Wednesday, December 1, 2010


     This is probably the hardest post I have had to write about so far.  Emotionally I would just like to skip this post and pretend that this is something that we are not dealing with.  I choose to write on for a couple different reasons.  One reason being that things don't go away if you ignore them and another being that I am sure that I am not the only one struggling with these emotions.  There are more reasons but I am not going to take up your time by writing them all down.  So here it goes...
     The school where Kyle goes to recently did a couple screenings on him.  One was sensory issues.  I always knew that Kyle was sensitive to sound, smells, tastes, touch, bright lights etcetera, but aren't we all??  After the evaluation it was discovered that these issues were impacting him more than what I had assumed.  Their suggestions were great.  Ear plugs for places that were too loud for him...a weighted vest for when he was seeking deep pressure...something to chew on to help with his need for mouthing things (currently he chews his clothes, sucks on his upper arm to the point of leaving marks)...something nice smelling to carry around with him in case he smells something that he can't tolerate...sunglasses to deal with the sun (we had already been doing this at home).
     Great!  We had a way to help him with these issues.  A way to make his world a bit more tolerable.  I couldn't be happier.  I went out and got all of the things he needed, except for the weighted vest.  Until I can travel two hours away to get one, I came up with a temporary solution of a small weighted blanket that I made.  I do not wish to order a weighted vest off the internet as I want to make sure that it is the correct size or else it would be useless.  The weighted blanket really worked at home.  I had a meeting with the school yesterday and brought it with me to give to the teacher.  I am going to make another one for home.  Everyone at the meeting loved it.

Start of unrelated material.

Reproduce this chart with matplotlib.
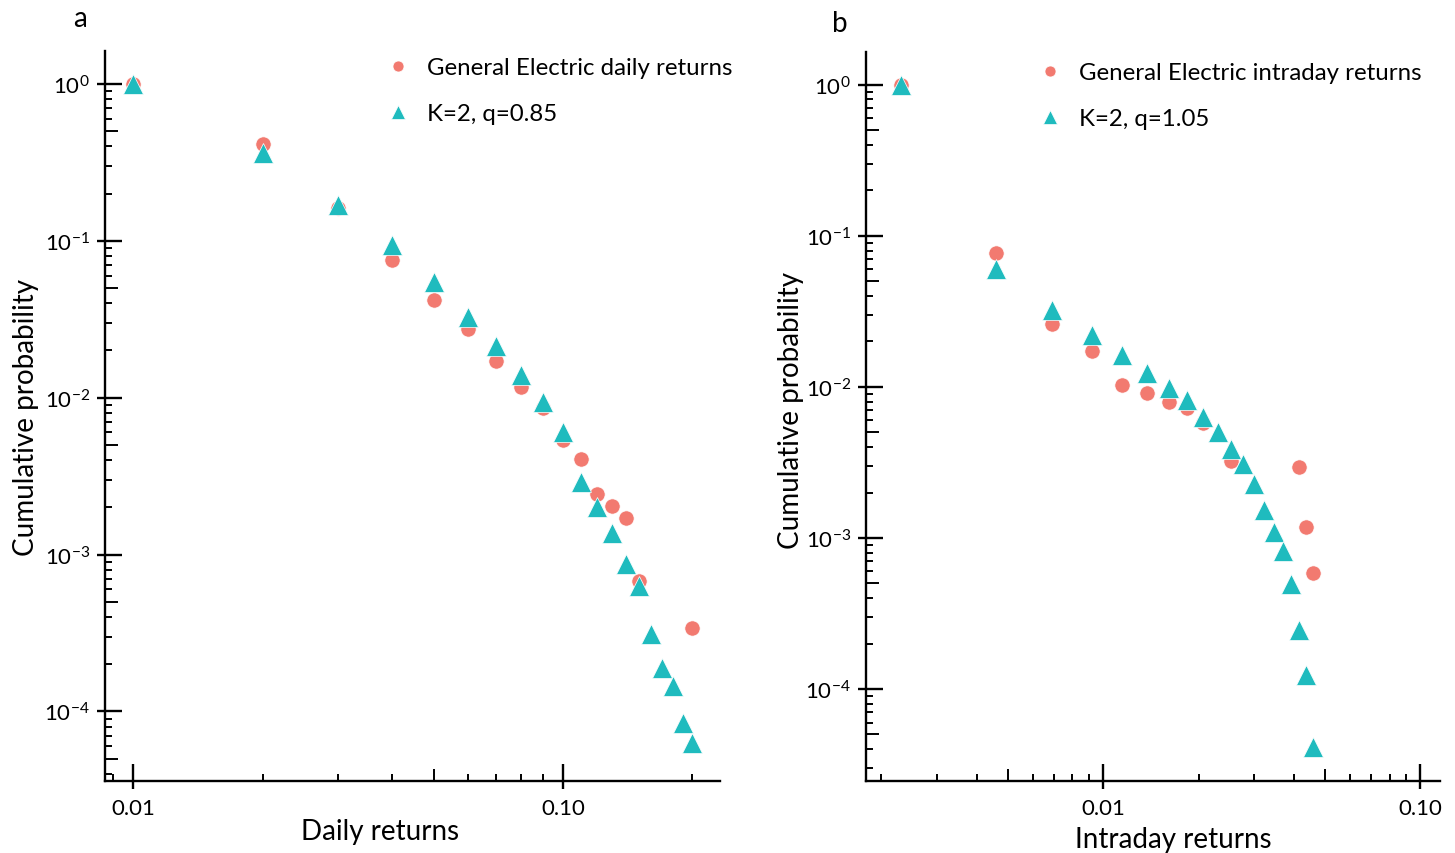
import matplotlib
matplotlib.use('Agg')
import matplotlib.pyplot as plt
from matplotlib.ticker import LogLocator, FixedLocator, NullFormatter

plt.rcParams['font.family'] = ['Lato', 'DejaVu Sans']
plt.rcParams['mathtext.default'] = 'regular'

# panel a: daily returns
daily_ge_x = [0.01, 0.02, 0.03, 0.04, 0.05, 0.06, 0.07, 0.08, 0.09, 0.10,
              0.11, 0.12, 0.13, 0.14, 0.15, 0.20]
daily_ge_y = [1.0, 0.416, 0.161, 0.0752, 0.0419, 0.0274, 0.0172, 0.0117, 0.00865, 0.0054,
              0.00404, 0.00242, 0.00203, 0.0017, 0.00068, 0.00034]
daily_fit_x = [0.01, 0.02, 0.03, 0.04, 0.05, 0.06, 0.07, 0.08, 0.09, 0.10,
               0.11, 0.12, 0.13, 0.14, 0.15, 0.16, 0.17, 0.18, 0.19, 0.20]
daily_fit_y = [1.0, 0.36, 0.168, 0.0936, 0.0545, 0.0327, 0.0214, 0.014, 0.00944, 0.00608,
               0.00289, 0.002, 0.00137, 0.00087, 0.00063, 0.000313, 0.000188, 0.000146, 8.4e-5, 6.3e-5]

# panel b: intraday returns
intra_ge_x = [0.0023, 0.0046, 0.0069, 0.0092, 0.0115, 0.0138, 0.0161, 0.0184, 0.0207,
              0.0253, 0.0414, 0.0437, 0.046]
intra_ge_y = [1.0, 0.0771, 0.0261, 0.0173, 0.0103, 0.00912, 0.00796, 0.00726, 0.00578,
              0.00324, 0.00295, 0.00118, 0.000586]
intra_fit_x = [0.0023, 0.0046, 0.0069, 0.0092, 0.0115, 0.0138, 0.0161, 0.0184, 0.0207, 0.023,
               0.0253, 0.0276, 0.0299, 0.0322, 0.0345, 0.0368, 0.0391, 0.0414, 0.0437, 0.046]
intra_fit_y = [1.0, 0.0604, 0.0324, 0.0221, 0.0163, 0.0124, 0.00985, 0.0082, 0.00633, 0.00503,
               0.00388, 0.00309, 0.00228, 0.00153, 0.0011, 0.00082, 0.000496, 0.000246, 0.000124, 4.13e-5]

red = '#F27A70'
teal = '#1FBBBE'
W, H = 1455, 854

fig = plt.figure(figsize=(W / 100, H / 100), dpi=100)
ax1 = fig.add_axes([105 / W, 72 / H, 615 / W, 730 / H])
ax2 = fig.add_axes([866 / W, 72 / H, 574 / W, 729 / H])


def style(ax, xlim, ylim):
    ax.set_xscale('log')
    ax.set_yscale('log')
    ax.set_xlim(*xlim)
    ax.set_ylim(*ylim)
    ax.spines['top'].set_visible(False)
    ax.spines['right'].set_visible(False)
    for s in ['left', 'bottom']:
        ax.spines[s].set_linewidth(1.7)
    ax.set_xticks([0.01, 0.1])
    ax.set_xticklabels(['0.01', '0.10'])
    ax.yaxis.set_major_locator(LogLocator(base=10, numticks=20))
    for a in [ax.xaxis, ax.yaxis]:
        a.set_minor_locator(LogLocator(base=10, subs=(2, 3, 4, 6, 7, 8, 9), numticks=20))
        a.set_minor_formatter(NullFormatter())
    ax.tick_params(which='major', direction='in', length=12.5, width=1.7, labelsize=16)
    ax.tick_params(axis='x', which='major', pad=12)
    ax.tick_params(axis='y', which='major', pad=11)
    ax.tick_params(which='minor', direction='in', length=5, width=1.4)
    # outward half of major ticks and longer mid-decade ticks
    sx = ax.secondary_xaxis('bottom')
    sy = ax.secondary_yaxis('left')
    sx.spines['bottom'].set_visible(False)
    sy.spines['left'].set_visible(False)
    sx.xaxis.set_major_locator(FixedLocator([0.01, 0.1]))
    sy.yaxis.set_major_locator(LogLocator(base=10, numticks=20))
    for a in [sx.xaxis, sy.yaxis]:
        a.set_major_formatter(NullFormatter())
        a.set_minor_locator(LogLocator(base=10, subs=(5,), numticks=20))
        a.set_minor_formatter(NullFormatter())
    for s in [sx, sy]:
        s.tick_params(which='major', direction='out', length=6, width=1.7)
        s.tick_params(which='minor', direction='in', length=9, width=1.4)


style(ax1, (0.0086, 0.232), (3.6e-5, 1.62))
style(ax2, (0.00179, 0.1153), (2.46e-5, 1.65))

c1, = ax1.plot(daily_ge_x, daily_ge_y, 'o', color=red, ms=11, mec='white', mew=0.5, clip_on=False)
t1, = ax1.plot(daily_fit_x, daily_fit_y, '^', color=teal, ms=14, mec='white', mew=0.5, clip_on=False)
c2, = ax2.plot(intra_ge_x, intra_ge_y, 'o', color=red, ms=11, mec='white', mew=0.5, clip_on=False)
t2, = ax2.plot(intra_fit_x, intra_fit_y, '^', color=teal, ms=14, mec='white', mew=0.5, clip_on=False)

leg_kw = dict(loc='upper left', bbox_transform=fig.transFigure, frameon=False, fontsize=17.3,
              handlelength=1.0, handletextpad=0.72, labelspacing=1.05,
              borderpad=0, borderaxespad=0, markerscale=0.72)
ax1.legend([c1, t1], ['General Electric daily returns', 'K=2, q=0.85'],
           bbox_to_anchor=(386 / W, 1 - 58 / H), **leg_kw)
ax2.legend([c2, t2], ['General Electric intraday returns', 'K=2, q=1.05'],
           bbox_to_anchor=(1038 / W, 1 - 63 / H), **leg_kw)

ax1.set_xlabel('Daily returns', fontsize=20)
ax2.set_xlabel('Intraday returns', fontsize=20)
ax1.set_ylabel('Cumulative probability', fontsize=20)
ax2.set_ylabel('Cumulative probability', fontsize=20)
for ax, xl, yl in [(ax1, (0.447, -0.069), (-0.129, 0.5)), (ax2, (0.535, -0.08), (-0.131, 0.51))]:
    ax.xaxis.label.set_va('center')
    ax.yaxis.label.set_va('center')
    ax.xaxis.set_label_coords(*xl)
    ax.yaxis.set_label_coords(*yl)

fig.text(80 / W, 1 - 27 / H, 'a', fontsize=20, ha='center', va='baseline')
fig.text(840 / W, 1 - 32 / H, 'b', fontsize=20, ha='center', va='baseline')

fig.savefig('out.png', dpi=100)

     I saw Kyle as I was leaving the meeting.  It was lunch time and he was in the cafeteria.  This is one of the harder parts of his day.  He has a harder time socially with lunch and recess.  It is because there is less structure.  As I was walking towards him I watched how happy he was.  He was sitting with three other kids.  They all were getting along and everyone seemed very happy.  Kyle was smiling and have a great time!  My heart sank though because he was sitting there wearing the ear plugs.  It was totally noticeable to me.  This was the first time I had seen him in school with the ear plugs.  He seemed oblivious, it didn't bother him at all that he was wearing them.  When I talked to him later about it he was totally fine with it.  His peers didn't seem to mind either.  My fear is that he would be picked on because of this.  Thinking and weighing all of the options, if he wasn't using this 'tool' he wouldn't be functioning as successfully as he was and the main thing was that he wasn't bothered by it.
     When Kyle was leaving school he came walking down the hill with everyone at dismissal time carrying his weighted blanket.  He wasn't trying to hide it, putting it in his bag would have been the best option.  He was twirling it around.  As his mom, I am glad that he has it to use at school but I don't want it to be something that the whole world is aware that he uses.  If the teacher kept it in the closet and only took it out when it was needed that would be great.  It would be even better if he didn't need it. 
     When I met up with Kyle as he was walking down the hill I explained to him that the blanket was to stay at school.  I promised him that I would make another one for him to use at home.  He was okay with that.
     On one hand it is a blessing that he is oblivious to the fact others may view his 'tools' as odd, but I think that he would grow better socially if he was a little more aware of social standards.  I have mixed emotions on this and it is a very hard topic to write all comes down to what is best for the child.